Dr. Tara O’Connor lit up the studio (as she does every place she goes) with her joviality and quick wit. In the interview it became apparent that if you really love what you do, you never need a “vacation”. Aside from teaching at numerous high-level music programs and performing in many prestigious professional performance ensembles, she makes time for personal music projects she believes in. As a flutist (not “flout-ist”) she had never felt the gravitational pull of the orchestral establishment being artistically fulfilled and free to blaze her own path as she has done so successfully. In our interview, you will not be able to help but be inspired and energized by her apparent love of music and the flute. And cooking. And photography.
Woodwind Quintet – “Windscape” members, Tara Helen O’Connor, Randall Ellis, Alan R. Kay, David Jolley and Frank Morelli joined us for a lively conversations about their collaboration for over two decades of performing. We talked about their start, their first program and how they became associated with the Manhattan School of Music. Known for their thematic programing, they discuss how they; create arrangements, the process in road testing their new arrangements, finding new music, create programs and how to talk to an audience. We also spent time on the mundane logistics of getting five busy people together for rehearsals and how they have learned to rehearse efficiently. Throughout our conversation they focused on the importance of offering great music to audiences and focusing on the audience’s experience. From our conversation you can hear how much “joy” they have working together and their mutual esteem as colleagues allow them to work together so effectively.
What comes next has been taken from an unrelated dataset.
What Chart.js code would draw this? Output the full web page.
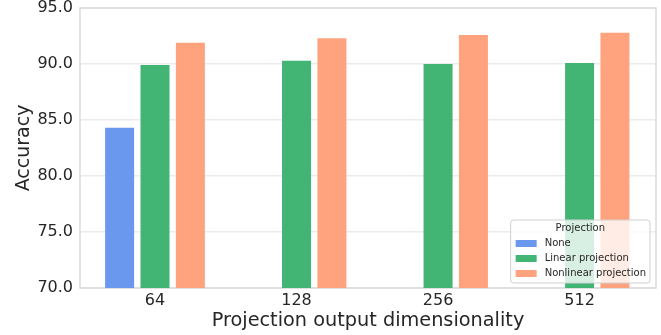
<!DOCTYPE html>
<html>
<head>
<meta charset="utf-8">
<script src="https://cdn.jsdelivr.net/npm/chart.js@4"></script>
<style>
  html, body { margin: 0; padding: 0; background: #fff; }
  #wrap { width: 661px; height: 335px; }
</style>
</head>
<body>
<div id="wrap"><canvas id="chart"></canvas></div>
<script>
// Datos
const categories = ['64', '128', '256', '512'];
const noneVals = [84.3, null, null, null];
const linearVals = [89.9, 90.3, 90.0, 90.1];
const nonlinearVals = [91.9, 92.3, 92.6, 92.8];
const seriesNames = ['None', 'Linear projection', 'Nonlinear projection'];
const yTicks = [70, 75, 80, 85, 90, 95];

const FONT = "'DejaVu Sans', sans-serif";
const TEXT = '#262626';
const colors = ['rgba(100,149,237,0.97)', 'rgba(60,179,113,0.97)', 'rgba(255,160,122,0.97)'];

const toPoints = vals => vals.map((y, i) => ({ x: i, y }));

// Marco gris alrededor del area del grafico
const framePlugin = {
    id: 'frame',
    beforeDatasetsDraw(chart) {
        const { ctx, chartArea: a } = chart;
        ctx.save();
        ctx.strokeStyle = '#dcdcdc';
        ctx.lineWidth = 1.6;
        ctx.strokeRect(a.left, a.top, a.right - a.left, a.bottom - a.top);
        ctx.restore();
    }
};

// Leyenda dentro del grafico (abajo a la derecha)
const boxLegend = {
    id: 'boxLegend',
    afterDatasetsDraw(chart) {
        const { ctx, chartArea: a } = chart;
        ctx.save();
        ctx.font = '10px ' + FONT;
        const textW = Math.max(...chart.data.datasets.map(d => ctx.measureText(d.label).width));
        const w = 5 + 21 + 8 + textW + 4;
        const h = 63;
        const x = a.right - 6 - w;
        const y = a.bottom - 5 - h;

        ctx.beginPath();
        ctx.roundRect(x, y, w, h, 3);
        ctx.fillStyle = 'rgba(255,255,255,0.8)';
        ctx.fill();
        ctx.strokeStyle = '#d0d0d0';
        ctx.lineWidth = 1;
        ctx.stroke();

        ctx.fillStyle = TEXT;
        ctx.textBaseline = 'middle';
        ctx.textAlign = 'center';
        ctx.fillText('Projection', x + w / 2, y + 8.5);

        ctx.textAlign = 'left';
        chart.data.datasets.forEach((d, i) => {
            const cy = y + 23.5 + i * 15;
            ctx.fillStyle = d.backgroundColor;
            ctx.fillRect(x + 5, cy - 3.5, 21, 7);
            ctx.fillStyle = TEXT;
            ctx.fillText(d.label, x + 34, cy);
        });
        ctx.restore();
    }
};

const datasetList = [noneVals, linearVals, nonlinearVals].map((vals, i) => ({
    label: seriesNames[i],
    data: toPoints(vals),
    backgroundColor: colors[i],
    borderWidth: 0,
    categoryPercentage: 0.75,
    barPercentage: 0.82
}));

new Chart(document.getElementById('chart'), {
    type: 'bar',
    data: { datasets: datasetList },
    options: {
        responsive: true,
        maintainAspectRatio: false,
        animation: false,
        layout: { padding: { left: 13, right: 5, top: 0, bottom: 0 } },
        plugins: {
            legend: { display: false },
            tooltip: { enabled: false }
        },
        scales: {
            x: {
                type: 'linear',
                offset: false,
                min: -0.53,
                max: 3.54,
                afterBuildTicks: s => { s.ticks = categories.map((_, i) => ({ value: i })); },
                afterFit: s => { s.height = 47; s.paddingLeft = 0; s.paddingRight = 0; },
                grid: { display: false, drawTicks: false },
                border: { display: false },
                ticks: {
                    color: TEXT,
                    font: { family: FONT, size: 16 },
                    padding: 3,
                    maxRotation: 0,
                    callback: v => categories[v]
                },
                title: {
                    display: true,
                    text: 'Projection output dimensionality',
                    color: TEXT,
                    font: { family: FONT, size: 19.3 },
                    padding: { top: 0, bottom: 2 }
                }
            },
            y: {
                min: 70,
                max: 95,
                afterBuildTicks: s => { s.ticks = yTicks.map(v => ({ value: v })); },
                afterFit: s => { s.width = 67; s.paddingTop = 8; s.paddingBottom = 0; },
                grid: { color: '#ebebeb', lineWidth: 1.4, drawTicks: false },
                border: { display: false },
                ticks: {
                    color: TEXT,
                    font: { family: FONT, size: 16, lineHeight: 1 },
                    padding: 7,
                    callback: v => v.toFixed(1)
                },
                title: {
                    display: true,
                    text: 'Accuracy',
                    color: TEXT,
                    font: { family: FONT, size: 19 },
                    padding: { top: 0, bottom: 0 }
                }
            }
        }
    },
    plugins: [framePlugin, boxLegend]
});
</script>
</body>
</html>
We were delighted to have Oboist James Austin Smith share so many facets of his active career. First he talks about his steps to choosing the oboe and a career path, which steered him from an undergraduate double degree in political science and oboe to a Fulbright Scholarship in Germany, then back to the United States for a Masters at Yale. James talks about the difference of the European style of oboe playing and auditioning and how experiencing this led him to vary his career trajectory which is always goal driven, but how the path to that goal can be diverse. He shares his ideas about programing and the importance of being thoughtful about repertoire choice. Speaking candidly about his realization that he didn’t want the orchestral oboist path and finding his relevance in the music world, following a new route to a career. As a teacher he talks about how he focuses his students on the most important skills needed for a successful career.